Training loops and exception handling

An ETA model learns from post-trip data. We use:

  • Matched traces (map-matched GPS with noise handling in garages).
  • Outlier trimming (ignore broken sessions or unusual delays).
  • Property-level learning (elevator latency per building).
  • Cold-start heuristics for new addresses: land-use priors + geocode confidence.
  • Edge cases: driver swaps, partial rescues, split stops.

Expose this as operator-visible analytics: “Where did our ETA drift last week?” Tie drift to root causes, bad geocode, missing parking waypoint, traffic anomaly. This is how you improve ETA accuracy in a route optimization app.

Smooth Transitions That Keep Routes On Track

Tools win or lose at handoffs. A route optimization app should make these loops tight:

Driver UX, rescue dispatch, and analytics

  • Driver UX: one-tap access steps, photos for doors/locks, offline caches for garages and dead zones.
  • Rescue dispatch: mid-wave re-optimization that respects apartment waypoints, don’t hand a rescue a stop without the gate code.
  • Back office: property-level scorecards (first-attempt %, average building latency), exportable for client QBRs.
  • API fit (Ops/IT): endpoints for geocode/waypoint CRUD; webhooks when a property’s service time re-baselines; bulk ingest for client address books.

How Beans Route Helps

Beans Route treats geocoding, apartment waypoints, and the ETA model as first-class citizens:

  • Better ground truth: Rooftop geocodes with operator-protected edits and version control.
  • Waypoint library: Gate, parking, lobby, locker, and unit-level markers with time windows, access notes, and photos.
  • ETA you can defend: Features for parking/elevator latency and property-level learning, plus drift reports for managers.
  • Rescue that works: Mid-day re-routes carry access context, so rescues don’t start from zero.

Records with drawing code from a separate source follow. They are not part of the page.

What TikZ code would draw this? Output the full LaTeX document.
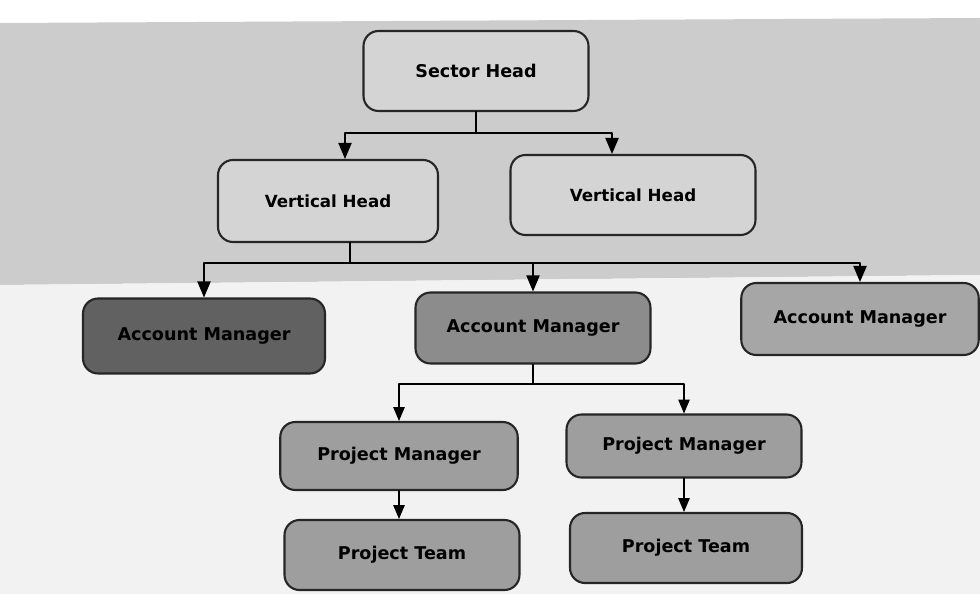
\documentclass[tikz,border=0pt]{standalone}
\usepackage{fontspec}
\setmainfont{DejaVu Sans}
\usetikzlibrary{arrows}
\begin{document}
\begin{tikzpicture}[line cap=round,line join=round,>=triangle 45,x=0.02cm,
y=-0.02cm,
box/.style={draw=black!85,line width=1.2pt,rounded corners=0.3cm,
font=\bfseries\fontsize{10}{12}\selectfont,align=center,inner sep=0pt},
conn/.style={->,line width=1.1pt},
thinconn/.style={->,line width=0.8pt}]
% Vẽ nền
\useasboundingbox (0,0) rectangle (980,594);
\fill[white] (0,0) rectangle (980,594);
\fill[black!20] (0,23) -- (980,18) -- (980,275) -- (0,285) -- cycle;
\fill[black!5] (0,285) -- (980,275) -- (980,594) -- (0,594) -- cycle;
% Vẽ các ô
\node[box,fill=black!17,minimum width=4.5cm,minimum height=1.6cm] (sh) at (476,71) {Sector Head};
\node[box,fill=black!17,minimum width=4.4cm,minimum height=1.64cm,
font=\bfseries\fontsize{9.5}{12}\selectfont] (vh1) at (328,201) {Vertical Head};
\node[box,fill=black!17,minimum width=4.9cm,minimum height=1.6cm,
font=\bfseries\fontsize{9.5}{12}\selectfont] (vh2) at (633,195) {Vertical Head};
\node[box,fill=black!62,minimum width=4.84cm,minimum height=1.5cm] (am1) at (204,336) {Account Manager};
\node[box,fill=black!45,minimum width=4.7cm,minimum height=1.42cm] (am2) at (533,328) {Account Manager};
\node[box,fill=black!35,minimum width=4.75cm,minimum height=1.44cm] (am3) at (860,319) {Account Manager};
\node[box,fill=black!38,minimum width=4.75cm,minimum height=1.36cm] (pm1) at (399,456) {Project Manager};
\node[box,fill=black!38,minimum width=4.7cm,minimum height=1.26cm] (pm2) at (684,446) {Project Manager};
\node[box,fill=black!38,minimum width=4.7cm,minimum height=1.4cm] (pt1) at (402,555) {Project Team};
\node[box,fill=black!38,minimum width=4.64cm,minimum height=1.4cm] (pt2) at (686,548) {Project Team};
% Vẽ các đường nối
\coordinate (b1) at (476,133);
\coordinate (b2) at (350,263);
\coordinate (b3) at (533,384);
\draw[line width=1.4pt] (sh) -- (b1);
\draw[conn] (b1) -| ([xshift=0.34cm]vh1.north);
\draw[conn] (b1) -| ([xshift=-0.42cm]vh2.north);
\draw[line width=1.4pt] (vh1.south -| b2) -- (b2);
\draw[conn] (b2) -| (am1);
\draw[conn] (b2) -| (am2);
\draw[conn] (b2) -| (am3);
\draw[line width=0.9pt] (am2) -- (b3);
\draw[thinconn] (b3) -| (pm1);
\draw[thinconn] (b3) -| (pm2);
\draw[thinconn] (pm1.south) -- (pm1.south |- pt1.north);
\draw[thinconn] (pm2.south) -- (pm2.south |- pt2.north);
\end{tikzpicture}
\end{document}
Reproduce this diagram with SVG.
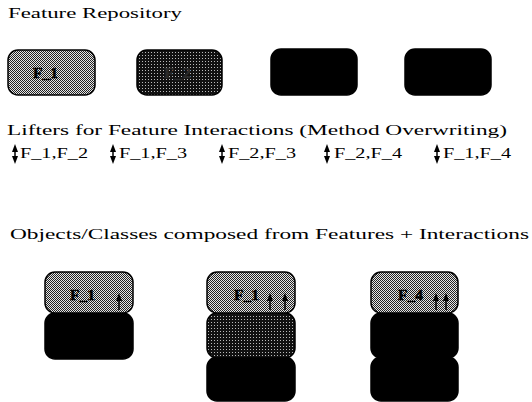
<svg xmlns="http://www.w3.org/2000/svg" width="532" height="402" viewBox="0 0 532 402">
<style>
text{font-family:"Liberation Serif","DejaVu Serif",serif;fill:#000}
.h{font-size:15.5px}
.l{font-size:14px}
.b{font-size:15px;font-weight:bold;stroke:#000;stroke-width:0.5}
.box{stroke:#000;stroke-width:1.5}
.dark{fill:url(#dk)}
.light{fill:url(#lt)}
.black{fill:#000}
.shaft{stroke:#000;stroke-width:1.5;fill:none}
.head{fill:#000;stroke:none}
</style>
<defs>
<pattern id="lt" width="2" height="2" patternUnits="userSpaceOnUse">
<rect width="2" height="2" fill="#e6e6e6"/>
<rect width="1" height="1" fill="#222"/>
<rect x="1" y="1" width="1" height="1" fill="#222"/>
</pattern>
<pattern id="dk" width="3" height="3" patternUnits="userSpaceOnUse">
<rect width="3" height="3" fill="#111"/>
<rect x="1" y="1" width="1" height="1" fill="#bbb"/>
</pattern>
<g id="dbl">
<path class="shaft" d="M0,4 V14"/>
<path class="head" d="M-3,7 L0,-1 L3,7 Z"/>
<path class="head" d="M-3,11 L0,19 L3,11 Z"/>
</g>
<g id="up">
<path class="shaft" d="M0,4 V16"/>
<path class="head" d="M-3,7 L0,-1 L3,7 Z"/>
</g>
</defs>

<text class="h" x="8" y="18" textLength="174" lengthAdjust="spacingAndGlyphs">Feature Repository</text>

<g id="feature1"><rect class="box light" x="8" y="50" width="87" height="45" rx="10"/><text class="b" x="33" y="78" textLength="25" lengthAdjust="spacingAndGlyphs">F_1</text></g>
<g id="feature2"><rect class="box dark" x="137" y="50" width="85" height="45" rx="10"/><text class="b" x="164" y="78" style="fill:#2a2a2a;stroke:#2a2a2a" textLength="27" lengthAdjust="spacingAndGlyphs">F_2</text></g>
<g id="feature3"><rect class="box black" x="271" y="49" width="86" height="46" rx="10"/></g>
<g id="feature4"><rect class="box black" x="405" y="49" width="86" height="46" rx="10"/></g>

<text class="h" x="7" y="135" textLength="500" lengthAdjust="spacingAndGlyphs">Lifters for Feature Interactions (Method Overwriting)</text>

<g id="connectors">
<use href="#dbl" x="15" y="145"/>
<use href="#dbl" x="113" y="145"/>
<use href="#dbl" x="222" y="145"/>
<use href="#dbl" x="327" y="145"/>
<use href="#dbl" x="437" y="145"/>
</g>
<g id="lifters">
<text class="l" x="20" y="158" textLength="68" lengthAdjust="spacingAndGlyphs">F_1,F_2</text>
<text class="l" x="119" y="158" textLength="68" lengthAdjust="spacingAndGlyphs">F_1,F_3</text>
<text class="l" x="228" y="158" textLength="68" lengthAdjust="spacingAndGlyphs">F_2,F_3</text>
<text class="l" x="334" y="158" textLength="68" lengthAdjust="spacingAndGlyphs">F_2,F_4</text>
<text class="l" x="443" y="158" textLength="68" lengthAdjust="spacingAndGlyphs">F_1,F_4</text>
</g>

<text class="h" x="10" y="239" textLength="519" lengthAdjust="spacingAndGlyphs">Objects/Classes composed from Features + Interactions</text>

<g id="object1">
<rect class="box black" x="45" y="313" width="88" height="46" rx="10"/>
<rect class="box light" x="45" y="272" width="88" height="41" rx="10"/>
<text class="b" x="70" y="300" textLength="25" lengthAdjust="spacingAndGlyphs">F_1</text>
<use href="#up" x="119" y="294"/>
</g>
<g id="object2">
<rect class="box black" x="207" y="357" width="88" height="44" rx="10"/>
<rect class="box dark" x="207" y="313" width="88" height="45" rx="10"/>
<rect class="box light" x="207" y="272" width="88" height="41" rx="10"/>
<text class="b" x="234" y="300" textLength="25" lengthAdjust="spacingAndGlyphs">F_1</text>
<use href="#up" x="270" y="294"/>
<use href="#up" x="285" y="294"/>
</g>
<g id="object3">
<rect class="box black" x="371" y="357" width="87" height="44" rx="10"/>
<rect class="box black" x="371" y="313" width="87" height="45" rx="10"/>
<rect class="box light" x="371" y="272" width="87" height="41" rx="10"/>
<text class="b" x="398" y="300" textLength="25" lengthAdjust="spacingAndGlyphs">F_4</text>
<use href="#up" x="436" y="294"/>
<use href="#up" x="446" y="294"/>
</g>
</svg>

Bottom line: fewer failed first attempts, fewer angry calls, and routes that finish on schedule, because the map finally matches the building.

FAQs

1) What’s the fastest way to improve apartment performance?

Start by auditing top buildings and adding apartment waypoints for gate, parking, and lobby. Most variance hides in parking and elevator time.

2) How precise should geocoding be?

Aim for rooftop with door context. If drivers walk more than ~90 seconds from the pin, capture a corrected waypoint.

3) What makes an ETA model trustworthy?

It must include parking search, vertical travel, and property-level service times, not just road speed.

4) How do I keep my edits when maps update?

Use a system with map versioning and protected geocode overlays, plus audit logs for compliance.

5) How do rescues avoid repeating mistakes?

When a route is split, the app should pass along access codes and waypoints automatically to the rescue driver.

Conclusion

Geocodes put the stop on the right square meter. Waypoints make buildings predictable. A truthful ETA model tells everyone when you’ll actually finish. Put them together inside your route optimization app, and apartments stop being chaos, they become planned minutes.